» WHAT TO PRODUCE:
In the material below, please retype the lines from the very first through the one with "8225, 8440, 8590]", exactly and without pictures.

» DATA SECTION:
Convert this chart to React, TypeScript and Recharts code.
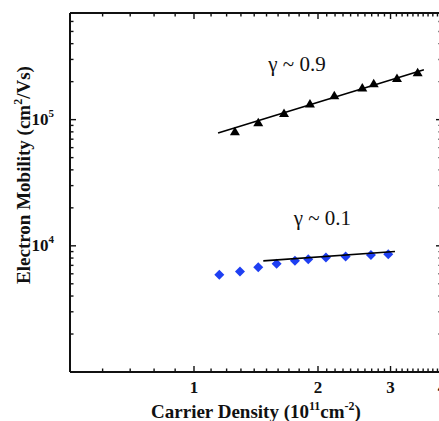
import { ScatterChart, Scatter, XAxis, YAxis, ReferenceDot, Label } from 'recharts'

// carrier density in 1e11 cm^-2, mobility in cm^2/Vs
const triDensity = [1.257, 1.432, 1.654, 1.912, 2.191, 2.562, 2.731, 3.11, 3.491]
const triMobility = [80800, 95200, 113000, 134000, 156000, 179500, 194000, 214000, 237000]
const diaDensity = [1.152, 1.293, 1.432, 1.587, 1.758, 1.894, 2.091, 2.334, 2.689, 2.962]
const diaMobility = [5890, 6250, 6775, 7200, 7600, 7840, 8080, 8225, 8440, 8590]

// power-law fits (end points)
const triFitDensity = [1.144, 3.615]
const triFitMobility = [78400, 249000]
const diaFitDensity = [1.473, 3.075]
const diaFitMobility = [7600, 9010]

const xTicks = [
  0.5, 0.6, 0.7, 0.8, 0.9, 1, 1.1, 1.2, 1.3, 1.4, 1.5, 1.6, 1.7, 1.8, 1.9,
  2, 2.1, 2.2, 2.3, 2.4, 2.5, 2.6, 2.7, 2.8, 2.9, 3, 3.1, 3.2, 3.3, 3.4,
  3.5, 3.6, 3.7, 3.8, 3.9, 4,
]
const xLabels = [1, 2, 3, 4]
const yTicks = [
  1000, 2000, 3000, 4000, 5000, 6000, 7000, 8000, 9000,
  10000, 20000, 30000, 40000, 50000, 60000, 70000, 80000, 90000,
  100000, 200000, 300000, 400000, 500000, 600000, 700000,
]
const yLabels = [10000, 100000]
const yLabelExp: Record<number, string> = { 10000: '4', 100000: '5' }

const FONT = '"Liberation Serif", "Times New Roman", serif'
const INK = '#111'
// tickSize on the axes; the tick props sit this far outside the axis line
const OFF = 8

const zip = (xs: number[], ys: number[]) => xs.map((x, i) => ({ x, y: ys[i] }))
const triData = zip(triDensity, triMobility)
const diaData = zip(diaDensity, diaMobility)
const triFit = zip(triFitDensity, triFitMobility)
const diaFit = zip(diaFitDensity, diaFitMobility)

const isMajorY = (v: number) => v === 1000 || v === 10000 || v === 100000
const MAJ = 6
const MIN = 3.5

// ticks point inward on every side of the frame
const BottomTick = (p: any) => {
  const v = p.payload.value
  const y0 = p.y - OFF
  return (
    <g>
      <path d={`M${p.x},${y0}V${y0 - (Number.isInteger(v) ? MAJ : MIN)}`} stroke={INK} strokeWidth={1.4} fill="none" />
      {xLabels.includes(v) && (
        <text x={p.x} y={y0 + 21} textAnchor="middle" fontFamily={FONT} fontWeight="bold" fontSize={17} fill={INK}>
          {v}
        </text>
      )}
    </g>
  )
}

const TopTick = (p: any) => {
  const y0 = p.y + OFF
  const major = Number.isInteger(p.payload.value)
  return <path d={`M${p.x},${y0}V${y0 + (major ? MAJ : MIN)}`} stroke={INK} strokeWidth={1.4} fill="none" />
}

const LeftTick = (p: any) => {
  const v = p.payload.value
  const x0 = p.x + OFF
  return (
    <g>
      <path d={`M${x0},${p.y}H${x0 + (isMajorY(v) ? MAJ : MIN)}`} stroke={INK} strokeWidth={1.4} fill="none" />
      {yLabels.includes(v) && (
        <text x={x0 - 16} y={p.y + 5} textAnchor="end" fontFamily={FONT} fontWeight="bold" fontSize={17} fill={INK}>
          10
          <tspan dy={-8} fontSize={11}>{yLabelExp[v]}</tspan>
        </text>
      )}
    </g>
  )
}

const RightTick = (p: any) => {
  const x0 = p.x - OFF
  return <path d={`M${x0},${p.y}H${x0 - (isMajorY(p.payload.value) ? MAJ : MIN)}`} stroke={INK} strokeWidth={1.4} fill="none" />
}

const Triangle = (p: any) => (
  <polygon points={`${p.cx - 5},${p.cy + 4} ${p.cx + 5},${p.cy + 4} ${p.cx},${p.cy - 4.5}`} fill="#000" />
)
const Diamond = (p: any) => (
  <polygon points={`${p.cx},${p.cy - 5} ${p.cx + 5},${p.cy} ${p.cx},${p.cy + 5} ${p.cx - 5},${p.cy}`} fill="#1e3ff2" />
)
const NoMark = () => <g />

const XTitle = ({ viewBox }: any) => (
  <text x={viewBox.x + viewBox.width / 2} y={viewBox.y + 46} textAnchor="middle" fontFamily={FONT} fontWeight="bold" fontSize={19} fill={INK}>
    Carrier Density (10
    <tspan dy={-8} fontSize={12}>11</tspan>
    <tspan dy={8}>cm</tspan>
    <tspan dy={-8} fontSize={12}>-2</tspan>
    <tspan dy={8}>)</tspan>
  </text>
)

const YTitle = ({ viewBox }: any) => {
  const x = viewBox.x + 30
  const y = 175
  return (
    <text x={x} y={y} transform={`rotate(-90 ${x} ${y})`} textAnchor="middle" fontFamily={FONT} fontWeight="bold" fontSize={19} fill={INK}>
      Electron Mobility (cm
      <tspan dy={-8} fontSize={12}>2</tspan>
      <tspan dy={8}>/Vs)</tspan>
    </text>
  )
}

const Gamma = ({ viewBox, value }: any) => (
  <text x={viewBox.x} y={viewBox.y + 6} textAnchor="middle" fontFamily={FONT} fontSize={21} fill={INK}>
    {value}
  </text>
)

const axisLine = { stroke: INK, strokeWidth: 2 }

export default function App() {
  return (
    <div style={{ position: 'absolute', left: 0, top: 0, width: 439, height: 421, overflow: 'hidden', background: '#fff' }}>
      <ScatterChart width={462} height={421} margin={{ top: 0, right: 0, bottom: 0, left: 0 }}>
        <XAxis
          xAxisId="b" dataKey="x" type="number" scale="log" domain={[0.5, 4]} allowDataOverflow
          ticks={xTicks} interval={0} tickSize={OFF} tickMargin={0} tick={<BottomTick />}
          height={49} axisLine={axisLine} tickLine={false}
        >
          <Label content={<XTitle />} />
        </XAxis>
        <XAxis
          xAxisId="t" orientation="top" dataKey="x" type="number" scale="log" domain={[0.5, 4]} allowDataOverflow
          ticks={xTicks} interval={0} tickSize={OFF} tickMargin={0} tick={<TopTick />}
          height={13} axisLine={axisLine} tickLine={false}
        />
        <YAxis
          yAxisId="l" dataKey="y" type="number" scale="log" domain={[1000, 700000]} allowDataOverflow
          ticks={yTicks} interval={0} tickSize={OFF} tickMargin={0} tick={<LeftTick />}
          width={70} axisLine={axisLine} tickLine={false}
        >
          <Label content={<YTitle />} />
        </YAxis>
        <YAxis
          yAxisId="r" orientation="right" dataKey="y" type="number" scale="log" domain={[1000, 700000]} allowDataOverflow
          ticks={yTicks} interval={0} tickSize={OFF} tickMargin={0} tick={<RightTick />}
          width={20} axisLine={axisLine} tickLine={false}
        />

        <Scatter xAxisId="b" yAxisId="l" data={triData} shape={Triangle} isAnimationActive={false} />
        <Scatter xAxisId="b" yAxisId="l" data={triFit} shape={NoMark} line={{ stroke: '#000', strokeWidth: 1.6 }} isAnimationActive={false} />
        <Scatter xAxisId="b" yAxisId="l" data={diaData} shape={Diamond} isAnimationActive={false} />
        <Scatter xAxisId="b" yAxisId="l" data={diaFit} shape={NoMark} line={{ stroke: '#000', strokeWidth: 1.6 }} isAnimationActive={false} />
        {/* also bind the mirror axes so they get a domain */}
        <Scatter xAxisId="t" yAxisId="r" data={triData} shape={NoMark} isAnimationActive={false} />

        <ReferenceDot xAxisId="b" yAxisId="l" x={1.778} y={273000} r={0} stroke="none" label={<Gamma value="γ ~ 0.9" />} />
        <ReferenceDot xAxisId="b" yAxisId="l" x={2.05} y={16400} r={0} stroke="none" label={<Gamma value="γ ~ 0.1" />} />
      </ScatterChart>
    </div>
  )
}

» FINISHED ANSWER:
Convert this chart to React, TypeScript and Recharts code.
import { ScatterChart, Scatter, XAxis, YAxis, ReferenceDot, Label } from 'recharts'

// carrier density in 1e11 cm^-2, mobility in cm^2/Vs
const triDensity = [1.257, 1.432, 1.654, 1.912, 2.191, 2.562, 2.731, 3.11, 3.491]
const triMobility = [80800, 95200, 113000, 134000, 156000, 179500, 194000, 214000, 237000]
const diaDensity = [1.152, 1.293, 1.432, 1.587, 1.758, 1.894, 2.091, 2.334, 2.689, 2.962]
const diaMobility = [5890, 6250, 6775, 7200, 7600, 7840, 8080, 8225, 8440, 8590]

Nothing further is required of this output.